══ DATA LISTING ══

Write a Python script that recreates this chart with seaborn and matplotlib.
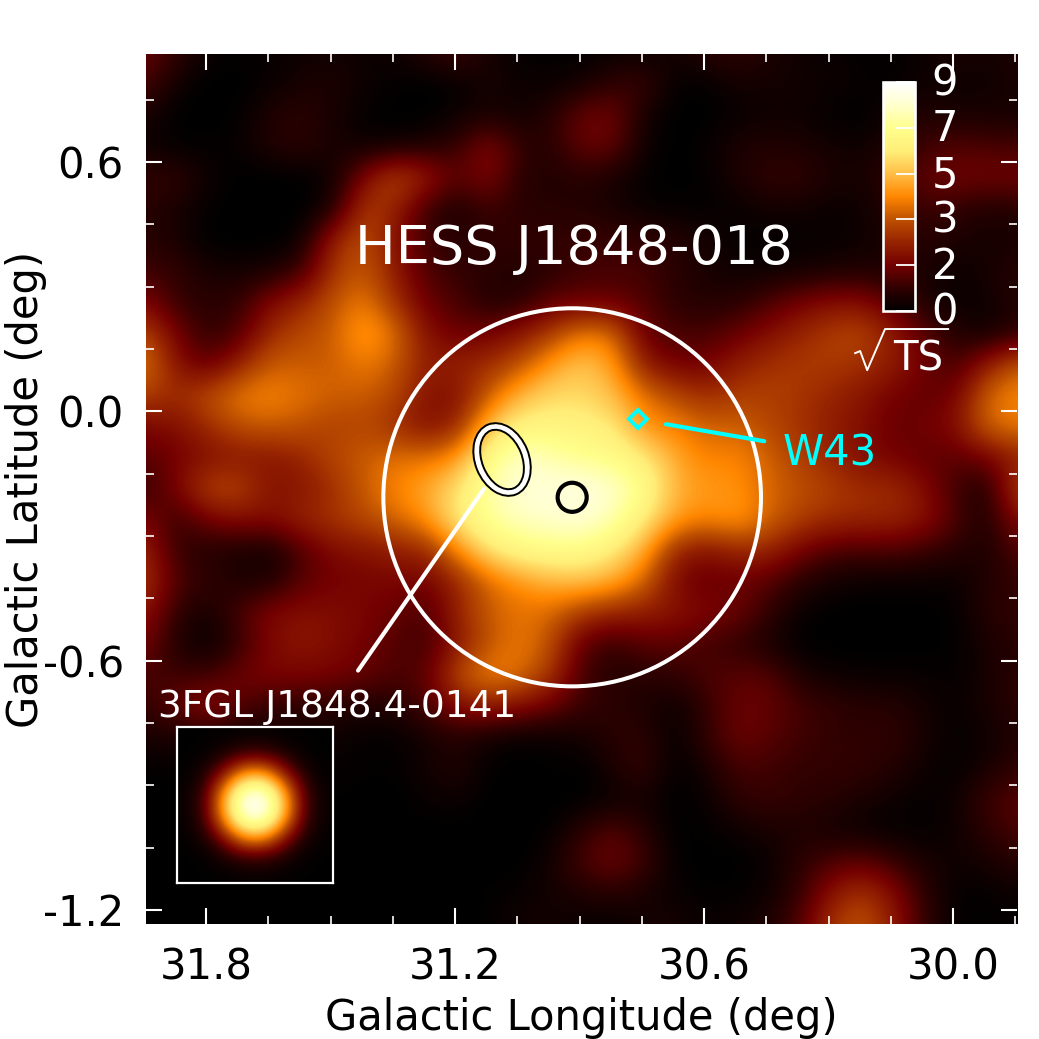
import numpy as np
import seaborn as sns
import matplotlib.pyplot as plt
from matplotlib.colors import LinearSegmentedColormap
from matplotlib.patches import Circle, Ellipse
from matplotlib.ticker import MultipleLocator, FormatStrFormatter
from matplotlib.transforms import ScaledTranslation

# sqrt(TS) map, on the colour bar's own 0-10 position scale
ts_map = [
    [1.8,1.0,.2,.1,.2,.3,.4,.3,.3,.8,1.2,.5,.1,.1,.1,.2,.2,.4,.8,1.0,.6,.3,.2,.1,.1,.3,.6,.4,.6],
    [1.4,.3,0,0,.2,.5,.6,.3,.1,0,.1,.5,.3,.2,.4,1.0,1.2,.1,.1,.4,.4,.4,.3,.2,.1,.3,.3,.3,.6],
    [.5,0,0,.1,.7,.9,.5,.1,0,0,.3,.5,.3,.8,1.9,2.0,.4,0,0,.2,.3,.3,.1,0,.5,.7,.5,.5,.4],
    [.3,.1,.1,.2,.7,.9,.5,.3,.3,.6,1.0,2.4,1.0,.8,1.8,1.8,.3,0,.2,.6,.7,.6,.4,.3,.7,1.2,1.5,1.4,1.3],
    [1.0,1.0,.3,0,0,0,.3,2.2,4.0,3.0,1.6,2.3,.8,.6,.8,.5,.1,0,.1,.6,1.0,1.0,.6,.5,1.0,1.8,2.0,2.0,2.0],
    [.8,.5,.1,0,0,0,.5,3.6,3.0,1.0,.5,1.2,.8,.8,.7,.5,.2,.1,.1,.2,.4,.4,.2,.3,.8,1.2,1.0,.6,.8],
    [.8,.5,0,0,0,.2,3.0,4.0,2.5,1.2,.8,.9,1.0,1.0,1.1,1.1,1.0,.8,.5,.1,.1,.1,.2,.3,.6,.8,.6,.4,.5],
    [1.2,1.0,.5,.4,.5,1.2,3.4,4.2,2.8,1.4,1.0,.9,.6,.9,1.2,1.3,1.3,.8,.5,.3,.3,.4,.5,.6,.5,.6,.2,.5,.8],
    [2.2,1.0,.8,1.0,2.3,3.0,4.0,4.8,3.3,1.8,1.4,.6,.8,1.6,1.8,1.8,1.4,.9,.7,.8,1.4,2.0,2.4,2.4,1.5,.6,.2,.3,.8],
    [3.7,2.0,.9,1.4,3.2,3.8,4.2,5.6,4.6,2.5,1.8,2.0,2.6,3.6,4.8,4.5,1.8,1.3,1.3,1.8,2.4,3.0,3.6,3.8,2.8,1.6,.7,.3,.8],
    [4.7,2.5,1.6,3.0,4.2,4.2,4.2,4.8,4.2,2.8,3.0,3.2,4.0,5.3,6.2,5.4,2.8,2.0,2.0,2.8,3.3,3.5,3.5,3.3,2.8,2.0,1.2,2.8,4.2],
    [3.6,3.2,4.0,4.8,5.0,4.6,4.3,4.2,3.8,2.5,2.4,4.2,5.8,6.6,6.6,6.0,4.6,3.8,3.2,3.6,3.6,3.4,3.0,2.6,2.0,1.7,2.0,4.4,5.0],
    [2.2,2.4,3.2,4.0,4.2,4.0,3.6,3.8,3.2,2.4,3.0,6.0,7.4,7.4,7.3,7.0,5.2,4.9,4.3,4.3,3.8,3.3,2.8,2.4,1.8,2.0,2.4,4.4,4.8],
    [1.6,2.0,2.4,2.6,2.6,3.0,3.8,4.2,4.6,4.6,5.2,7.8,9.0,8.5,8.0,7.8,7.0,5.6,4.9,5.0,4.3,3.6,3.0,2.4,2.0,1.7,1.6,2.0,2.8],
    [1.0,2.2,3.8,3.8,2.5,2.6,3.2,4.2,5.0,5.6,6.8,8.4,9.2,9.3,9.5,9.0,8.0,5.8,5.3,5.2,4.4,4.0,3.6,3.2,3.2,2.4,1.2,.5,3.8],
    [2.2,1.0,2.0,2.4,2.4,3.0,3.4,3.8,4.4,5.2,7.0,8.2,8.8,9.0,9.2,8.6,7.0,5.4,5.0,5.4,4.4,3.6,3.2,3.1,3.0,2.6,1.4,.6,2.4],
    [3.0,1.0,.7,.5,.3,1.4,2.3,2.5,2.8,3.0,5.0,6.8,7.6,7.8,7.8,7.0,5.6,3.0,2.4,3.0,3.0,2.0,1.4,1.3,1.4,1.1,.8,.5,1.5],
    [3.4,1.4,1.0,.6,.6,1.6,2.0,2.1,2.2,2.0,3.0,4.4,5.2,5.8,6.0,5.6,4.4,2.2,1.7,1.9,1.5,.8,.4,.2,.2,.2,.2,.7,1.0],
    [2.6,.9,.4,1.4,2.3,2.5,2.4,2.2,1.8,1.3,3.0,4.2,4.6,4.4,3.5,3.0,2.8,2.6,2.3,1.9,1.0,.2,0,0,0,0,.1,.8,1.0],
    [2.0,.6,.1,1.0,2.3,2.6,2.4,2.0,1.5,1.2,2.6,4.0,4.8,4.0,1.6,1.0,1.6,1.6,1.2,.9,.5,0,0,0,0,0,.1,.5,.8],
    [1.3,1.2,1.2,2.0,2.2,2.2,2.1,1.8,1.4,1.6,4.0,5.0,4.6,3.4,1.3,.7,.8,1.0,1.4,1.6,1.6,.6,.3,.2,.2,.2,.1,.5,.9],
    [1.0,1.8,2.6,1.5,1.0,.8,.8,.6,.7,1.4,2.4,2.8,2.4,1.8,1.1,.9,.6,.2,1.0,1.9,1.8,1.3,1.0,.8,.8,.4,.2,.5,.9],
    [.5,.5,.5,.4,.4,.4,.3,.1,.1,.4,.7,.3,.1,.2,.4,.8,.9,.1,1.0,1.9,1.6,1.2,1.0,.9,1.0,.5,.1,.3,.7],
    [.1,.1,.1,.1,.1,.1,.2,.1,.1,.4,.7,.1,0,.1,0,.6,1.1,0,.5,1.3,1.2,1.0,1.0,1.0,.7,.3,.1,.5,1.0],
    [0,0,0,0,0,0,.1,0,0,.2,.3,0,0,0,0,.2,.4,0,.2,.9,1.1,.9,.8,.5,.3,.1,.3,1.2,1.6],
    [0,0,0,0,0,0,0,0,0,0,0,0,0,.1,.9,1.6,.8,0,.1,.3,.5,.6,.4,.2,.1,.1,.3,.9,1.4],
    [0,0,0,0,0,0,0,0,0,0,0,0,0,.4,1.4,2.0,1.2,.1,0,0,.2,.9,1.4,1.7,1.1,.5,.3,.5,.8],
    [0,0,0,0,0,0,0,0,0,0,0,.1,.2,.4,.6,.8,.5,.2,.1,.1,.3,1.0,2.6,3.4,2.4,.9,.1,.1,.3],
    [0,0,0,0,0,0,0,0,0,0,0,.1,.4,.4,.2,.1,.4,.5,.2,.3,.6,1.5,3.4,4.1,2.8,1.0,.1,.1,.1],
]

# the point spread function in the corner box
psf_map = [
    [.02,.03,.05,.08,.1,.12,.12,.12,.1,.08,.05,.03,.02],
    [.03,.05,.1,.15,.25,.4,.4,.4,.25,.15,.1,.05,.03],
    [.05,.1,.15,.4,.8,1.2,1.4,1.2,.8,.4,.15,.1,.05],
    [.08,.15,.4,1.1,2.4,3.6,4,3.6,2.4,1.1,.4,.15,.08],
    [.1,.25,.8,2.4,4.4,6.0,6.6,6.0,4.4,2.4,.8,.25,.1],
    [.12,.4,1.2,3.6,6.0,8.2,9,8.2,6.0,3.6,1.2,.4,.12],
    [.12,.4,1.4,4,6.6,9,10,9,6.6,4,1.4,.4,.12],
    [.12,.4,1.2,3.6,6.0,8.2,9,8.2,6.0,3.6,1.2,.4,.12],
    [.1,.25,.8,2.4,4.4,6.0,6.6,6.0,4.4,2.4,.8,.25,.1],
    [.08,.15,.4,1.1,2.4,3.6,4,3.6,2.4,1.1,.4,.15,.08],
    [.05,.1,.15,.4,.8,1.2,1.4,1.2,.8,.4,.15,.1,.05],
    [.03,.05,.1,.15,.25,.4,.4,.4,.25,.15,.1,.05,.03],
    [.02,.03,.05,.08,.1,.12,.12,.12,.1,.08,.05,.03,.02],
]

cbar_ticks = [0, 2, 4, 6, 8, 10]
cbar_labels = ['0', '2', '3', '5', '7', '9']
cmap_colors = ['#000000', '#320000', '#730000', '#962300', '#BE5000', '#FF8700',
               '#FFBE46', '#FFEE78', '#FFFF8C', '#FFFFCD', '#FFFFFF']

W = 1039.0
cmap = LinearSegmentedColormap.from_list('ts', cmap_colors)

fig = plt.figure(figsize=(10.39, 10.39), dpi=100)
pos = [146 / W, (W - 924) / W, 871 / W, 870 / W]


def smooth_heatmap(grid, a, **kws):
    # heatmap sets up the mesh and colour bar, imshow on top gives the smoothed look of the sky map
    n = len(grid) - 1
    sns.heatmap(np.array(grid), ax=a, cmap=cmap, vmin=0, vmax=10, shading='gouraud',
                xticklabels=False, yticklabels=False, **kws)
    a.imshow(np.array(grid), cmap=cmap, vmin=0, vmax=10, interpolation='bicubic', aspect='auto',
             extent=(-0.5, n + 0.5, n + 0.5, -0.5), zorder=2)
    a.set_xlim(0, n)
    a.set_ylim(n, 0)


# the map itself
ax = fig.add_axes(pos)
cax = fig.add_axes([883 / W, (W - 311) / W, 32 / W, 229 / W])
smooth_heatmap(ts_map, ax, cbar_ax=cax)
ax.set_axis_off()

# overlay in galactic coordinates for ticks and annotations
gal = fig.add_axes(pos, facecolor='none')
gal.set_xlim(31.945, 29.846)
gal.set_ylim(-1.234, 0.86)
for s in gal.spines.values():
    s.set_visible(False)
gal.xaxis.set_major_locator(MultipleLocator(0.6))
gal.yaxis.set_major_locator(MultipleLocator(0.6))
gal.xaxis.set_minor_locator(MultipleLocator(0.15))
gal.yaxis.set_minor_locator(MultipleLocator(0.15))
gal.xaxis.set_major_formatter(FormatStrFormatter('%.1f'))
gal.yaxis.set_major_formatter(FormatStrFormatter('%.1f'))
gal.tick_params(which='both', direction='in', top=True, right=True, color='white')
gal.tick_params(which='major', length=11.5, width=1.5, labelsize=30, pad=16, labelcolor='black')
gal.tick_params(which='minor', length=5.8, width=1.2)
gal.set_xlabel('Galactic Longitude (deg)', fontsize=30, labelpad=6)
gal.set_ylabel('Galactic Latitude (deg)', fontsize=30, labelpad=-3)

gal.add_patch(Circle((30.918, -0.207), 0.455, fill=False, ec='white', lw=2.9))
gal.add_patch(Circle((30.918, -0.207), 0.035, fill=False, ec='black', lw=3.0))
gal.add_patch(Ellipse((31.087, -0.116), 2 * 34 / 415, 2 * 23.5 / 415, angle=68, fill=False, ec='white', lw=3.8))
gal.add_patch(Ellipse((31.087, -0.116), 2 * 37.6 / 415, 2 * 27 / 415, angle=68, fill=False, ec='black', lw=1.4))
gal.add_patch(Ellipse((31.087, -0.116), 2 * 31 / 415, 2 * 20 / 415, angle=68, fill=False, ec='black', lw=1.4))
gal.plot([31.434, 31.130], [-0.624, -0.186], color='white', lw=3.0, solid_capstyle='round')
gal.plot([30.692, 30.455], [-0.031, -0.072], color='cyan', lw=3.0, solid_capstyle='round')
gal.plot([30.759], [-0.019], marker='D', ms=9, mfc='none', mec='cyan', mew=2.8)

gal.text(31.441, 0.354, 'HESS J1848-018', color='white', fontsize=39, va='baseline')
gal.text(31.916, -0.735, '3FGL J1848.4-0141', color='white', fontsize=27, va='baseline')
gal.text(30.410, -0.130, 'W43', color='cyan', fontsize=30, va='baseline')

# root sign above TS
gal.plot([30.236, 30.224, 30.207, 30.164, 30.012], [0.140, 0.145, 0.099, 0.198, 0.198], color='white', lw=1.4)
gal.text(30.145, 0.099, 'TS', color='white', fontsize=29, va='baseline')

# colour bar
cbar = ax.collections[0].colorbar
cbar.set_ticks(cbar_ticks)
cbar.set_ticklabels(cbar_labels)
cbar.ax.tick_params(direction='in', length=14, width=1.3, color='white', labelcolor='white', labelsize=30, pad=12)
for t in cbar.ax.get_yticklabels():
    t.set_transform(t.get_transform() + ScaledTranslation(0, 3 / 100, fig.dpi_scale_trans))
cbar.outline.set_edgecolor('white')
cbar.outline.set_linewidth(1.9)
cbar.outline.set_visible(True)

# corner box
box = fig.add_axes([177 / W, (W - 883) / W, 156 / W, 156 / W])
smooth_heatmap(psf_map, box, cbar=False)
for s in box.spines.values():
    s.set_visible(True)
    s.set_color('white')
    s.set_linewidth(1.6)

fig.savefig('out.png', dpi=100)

═══
══ DATA LISTING ══

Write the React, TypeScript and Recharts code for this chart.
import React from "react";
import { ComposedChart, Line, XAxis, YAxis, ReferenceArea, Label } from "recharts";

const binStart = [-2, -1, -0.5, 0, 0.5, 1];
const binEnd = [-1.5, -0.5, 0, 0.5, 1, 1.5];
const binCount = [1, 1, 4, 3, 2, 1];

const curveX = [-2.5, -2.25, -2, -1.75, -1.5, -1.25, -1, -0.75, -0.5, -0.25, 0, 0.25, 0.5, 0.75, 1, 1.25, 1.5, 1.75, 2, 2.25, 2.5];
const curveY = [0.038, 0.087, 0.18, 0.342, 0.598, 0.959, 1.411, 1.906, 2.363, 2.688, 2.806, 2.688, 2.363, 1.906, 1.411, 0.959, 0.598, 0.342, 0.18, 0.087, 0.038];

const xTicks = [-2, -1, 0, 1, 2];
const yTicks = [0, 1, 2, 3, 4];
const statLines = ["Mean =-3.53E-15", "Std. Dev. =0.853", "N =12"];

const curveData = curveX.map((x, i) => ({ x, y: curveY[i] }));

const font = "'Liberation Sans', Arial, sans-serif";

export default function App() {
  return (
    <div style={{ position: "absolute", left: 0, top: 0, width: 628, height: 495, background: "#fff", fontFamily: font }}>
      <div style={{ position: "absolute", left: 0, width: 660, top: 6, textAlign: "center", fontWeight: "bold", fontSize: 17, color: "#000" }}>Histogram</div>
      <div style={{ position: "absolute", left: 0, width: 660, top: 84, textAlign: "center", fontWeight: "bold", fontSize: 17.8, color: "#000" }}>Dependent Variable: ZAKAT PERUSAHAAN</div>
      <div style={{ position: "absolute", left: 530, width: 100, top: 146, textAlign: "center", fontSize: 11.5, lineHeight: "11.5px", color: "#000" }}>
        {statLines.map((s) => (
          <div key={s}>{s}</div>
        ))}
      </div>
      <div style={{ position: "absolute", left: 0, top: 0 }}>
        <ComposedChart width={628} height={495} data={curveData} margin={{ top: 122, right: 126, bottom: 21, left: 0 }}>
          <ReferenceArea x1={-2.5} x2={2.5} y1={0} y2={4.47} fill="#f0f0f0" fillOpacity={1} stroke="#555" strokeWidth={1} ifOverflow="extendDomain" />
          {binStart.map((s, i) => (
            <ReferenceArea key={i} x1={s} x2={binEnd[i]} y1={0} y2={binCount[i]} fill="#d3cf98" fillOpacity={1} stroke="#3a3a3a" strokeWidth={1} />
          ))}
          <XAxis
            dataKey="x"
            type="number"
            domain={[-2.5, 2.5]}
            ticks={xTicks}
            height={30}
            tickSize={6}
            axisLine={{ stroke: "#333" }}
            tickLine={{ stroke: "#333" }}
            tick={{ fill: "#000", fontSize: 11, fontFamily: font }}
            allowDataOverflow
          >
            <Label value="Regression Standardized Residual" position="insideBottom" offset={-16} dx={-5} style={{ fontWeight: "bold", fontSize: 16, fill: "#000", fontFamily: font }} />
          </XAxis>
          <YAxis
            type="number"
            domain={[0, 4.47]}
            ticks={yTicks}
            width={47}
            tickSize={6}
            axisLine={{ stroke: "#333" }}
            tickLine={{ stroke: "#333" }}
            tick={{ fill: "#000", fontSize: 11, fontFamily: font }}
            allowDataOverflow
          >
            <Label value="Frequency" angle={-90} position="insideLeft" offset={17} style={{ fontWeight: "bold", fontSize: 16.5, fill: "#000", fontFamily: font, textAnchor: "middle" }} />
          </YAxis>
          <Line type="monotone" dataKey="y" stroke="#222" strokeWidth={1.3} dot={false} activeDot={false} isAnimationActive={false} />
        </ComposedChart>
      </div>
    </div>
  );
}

═══

* **EXERCISE DESCRIPTION**
Set down, word for word, the lines from the one holding "Write a Python" through the one holding "from matplotlib.transforms import". Skip the pictures.

* **FINISHED EXERCISE**
Write a Python script that recreates this chart with seaborn and matplotlib.
import numpy as np
import seaborn as sns
import matplotlib.pyplot as plt
from matplotlib.colors import LinearSegmentedColormap
from matplotlib.patches import Circle, Ellipse
from matplotlib.ticker import MultipleLocator, FormatStrFormatter
from matplotlib.transforms import ScaledTranslation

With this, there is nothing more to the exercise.